* Aim of the task *
Print the listing in its entirety and exactly, leaving out images.

* Available data *
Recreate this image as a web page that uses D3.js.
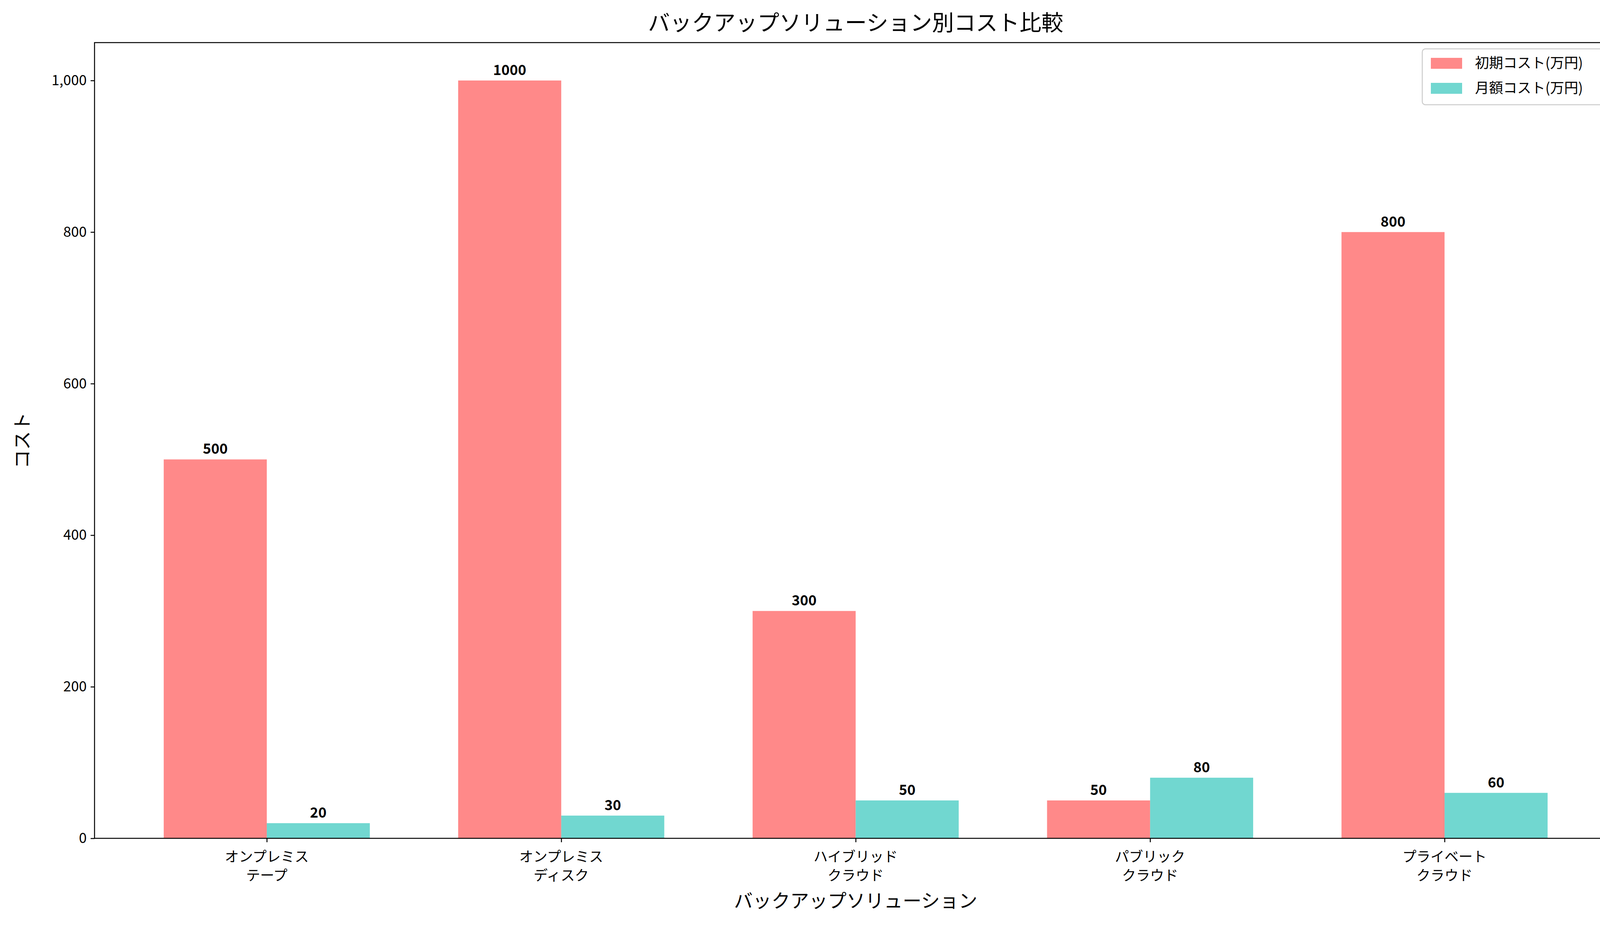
<!DOCTYPE html>
<html><head><meta charset="utf-8">
<script src="https://cdn.jsdelivr.net/npm/d3@7"></script>
<style>body{margin:0;background:#fff}text{font-family:"Noto Sans CJK JP","DejaVu Sans",sans-serif}</style>
</head><body>
<svg id="c" width="4168" height="2377"></svg>
<script>
const categories = [["オンプレミス","テープ"],["オンプレミス","ディスク"],["ハイブリッド","クラウド"],["パブリック","クラウド"],["プライベート","クラウド"]];
const initialCost = [500,1000,300,50,800];
const monthlyCost = [20,30,50,80,60];
const yTicks = [0,200,400,600,800,1000];
const seriesNames = ["初期コスト(万円)","月額コスト(万円)"];
const colors = ["#FF6B6B","#4ECDC4"];

const svg = d3.select("#c");
const L=242,R=4139,T=109,B=2145;
const x = d3.scaleLinear().domain([-0.585,4.585]).range([L,R]);
const y = d3.scaleLinear().domain([0,1050]).range([B,T]);
const bw = x(0.35)-x(0);

[initialCost,monthlyCost].forEach((arr,s)=>{
  svg.append("g").selectAll("rect").data(arr).join("rect")
    .attr("x",(d,i)=>x(i)+(s===0?-bw:0)).attr("y",d=>y(d))
    .attr("width",bw).attr("height",d=>B-y(d))
    .attr("fill",colors[s]).attr("fill-opacity",0.8);
  svg.append("g").selectAll("text").data(arr).join("text")
    .attr("x",(d,i)=>x(i)+(s===0?-bw/2:bw/2)).attr("y",d=>y(d)-14)
    .attr("text-anchor","middle").attr("font-weight","bold").attr("font-size",36).text(d=>d);
});

svg.append("rect").attr("x",L).attr("y",T).attr("width",R-L).attr("height",B-T)
  .attr("fill","none").attr("stroke","#000").attr("stroke-width",2.5);

const ya = svg.append("g").attr("transform",`translate(${L},0)`)
  .call(d3.axisLeft(y).tickValues(yTicks).tickSize(10).tickPadding(10));
ya.select(".domain").remove();
ya.selectAll("line").attr("stroke-width",2.5);
ya.selectAll("text").attr("font-size",36).attr("font-family","DejaVu Sans");

const xa = svg.append("g").attr("transform",`translate(0,${B})`)
  .call(d3.axisBottom(x).tickValues(d3.range(categories.length)).tickSize(10).tickFormat(""));
xa.select(".domain").remove();
xa.selectAll("line").attr("stroke-width",2.5);
categories.forEach((c,i)=>{
  c.forEach((t,j)=>svg.append("text").attr("x",x(i)).attr("y",2205+j*48)
    .attr("text-anchor","middle").attr("font-size",36).text(t));
});

svg.append("text").attr("x",(L+R)/2).attr("y",2322).attr("text-anchor","middle").attr("font-size",48).text("バックアップソリューション");
svg.append("text").attr("transform",`translate(74,${(T+B)/2}) rotate(-90)`).attr("text-anchor","middle").attr("font-size",48).text("コスト");
svg.append("text").attr("x",(L+R)/2).attr("y",78).attr("text-anchor","middle").attr("font-size",56).text("バックアップソリューション別コスト比較");

const lg = svg.append("g");
lg.append("rect").attr("x",3641).attr("y",125).attr("width",479).attr("height",143).attr("rx",8)
  .attr("fill","#fff").attr("fill-opacity",0.8).attr("stroke","#ccc").attr("stroke-width",2.5);
seriesNames.forEach((n,i)=>{
  lg.append("rect").attr("x",3663).attr("y",148+i*64).attr("width",80).attr("height",28)
    .attr("fill",colors[i]).attr("fill-opacity",0.8);
  lg.append("text").attr("x",3776).attr("y",174+i*64).attr("font-size",36).text(n);
});
</script>
</body></html>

* Full answer *
Recreate this image as a web page that uses D3.js.
<!DOCTYPE html>
<html><head><meta charset="utf-8">
<script src="https://cdn.jsdelivr.net/npm/d3@7"></script>
<style>body{margin:0;background:#fff}text{font-family:"Noto Sans CJK JP","DejaVu Sans",sans-serif}</style>
</head><body>
<svg id="c" width="4168" height="2377"></svg>
<script>
const categories = [["オンプレミス","テープ"],["オンプレミス","ディスク"],["ハイブリッド","クラウド"],["パブリック","クラウド"],["プライベート","クラウド"]];
const initialCost = [500,1000,300,50,800];
const monthlyCost = [20,30,50,80,60];
const yTicks = [0,200,400,600,800,1000];
const seriesNames = ["初期コスト(万円)","月額コスト(万円)"];
const colors = ["#FF6B6B","#4ECDC4"];

const svg = d3.select("#c");
const L=242,R=4139,T=109,B=2145;
const x = d3.scaleLinear().domain([-0.585,4.585]).range([L,R]);
const y = d3.scaleLinear().domain([0,1050]).range([B,T]);
const bw = x(0.35)-x(0);

[initialCost,monthlyCost].forEach((arr,s)=>{
  svg.append("g").selectAll("rect").data(arr).join("rect")
    .attr("x",(d,i)=>x(i)+(s===0?-bw:0)).attr("y",d=>y(d))
    .attr("width",bw).attr("height",d=>B-y(d))
    .attr("fill",colors[s]).attr("fill-opacity",0.8);
  svg.append("g").selectAll("text").data(arr).join("text")
    .attr("x",(d,i)=>x(i)+(s===0?-bw/2:bw/2)).attr("y",d=>y(d)-14)
    .attr("text-anchor","middle").attr("font-weight","bold").attr("font-size",36).text(d=>d);
});

svg.append("rect").attr("x",L).attr("y",T).attr("width",R-L).attr("height",B-T)
  .attr("fill","none").attr("stroke","#000").attr("stroke-width",2.5);

const ya = svg.append("g").attr("transform",`translate(${L},0)`)
  .call(d3.axisLeft(y).tickValues(yTicks).tickSize(10).tickPadding(10));
ya.select(".domain").remove();
ya.selectAll("line").attr("stroke-width",2.5);
ya.selectAll("text").attr("font-size",36).attr("font-family","DejaVu Sans");

const xa = svg.append("g").attr("transform",`translate(0,${B})`)
  .call(d3.axisBottom(x).tickValues(d3.range(categories.length)).tickSize(10).tickFormat(""));
xa.select(".domain").remove();
xa.selectAll("line").attr("stroke-width",2.5);
categories.forEach((c,i)=>{
  c.forEach((t,j)=>svg.append("text").attr("x",x(i)).attr("y",2205+j*48)
    .attr("text-anchor","middle").attr("font-size",36).text(t));
});

svg.append("text").attr("x",(L+R)/2).attr("y",2322).attr("text-anchor","middle").attr("font-size",48).text("バックアップソリューション");
svg.append("text").attr("transform",`translate(74,${(T+B)/2}) rotate(-90)`).attr("text-anchor","middle").attr("font-size",48).text("コスト");
svg.append("text").attr("x",(L+R)/2).attr("y",78).attr("text-anchor","middle").attr("font-size",56).text("バックアップソリューション別コスト比較");

const lg = svg.append("g");
lg.append("rect").attr("x",3641).attr("y",125).attr("width",479).attr("height",143).attr("rx",8)
  .attr("fill","#fff").attr("fill-opacity",0.8).attr("stroke","#ccc").attr("stroke-width",2.5);
seriesNames.forEach((n,i)=>{
  lg.append("rect").attr("x",3663).attr("y",148+i*64).attr("width",80).attr("height",28)
    .attr("fill",colors[i]).attr("fill-opacity",0.8);
  lg.append("text").attr("x",3776).attr("y",174+i*64).attr("font-size",36).text(n);
});
</script>
</body></html>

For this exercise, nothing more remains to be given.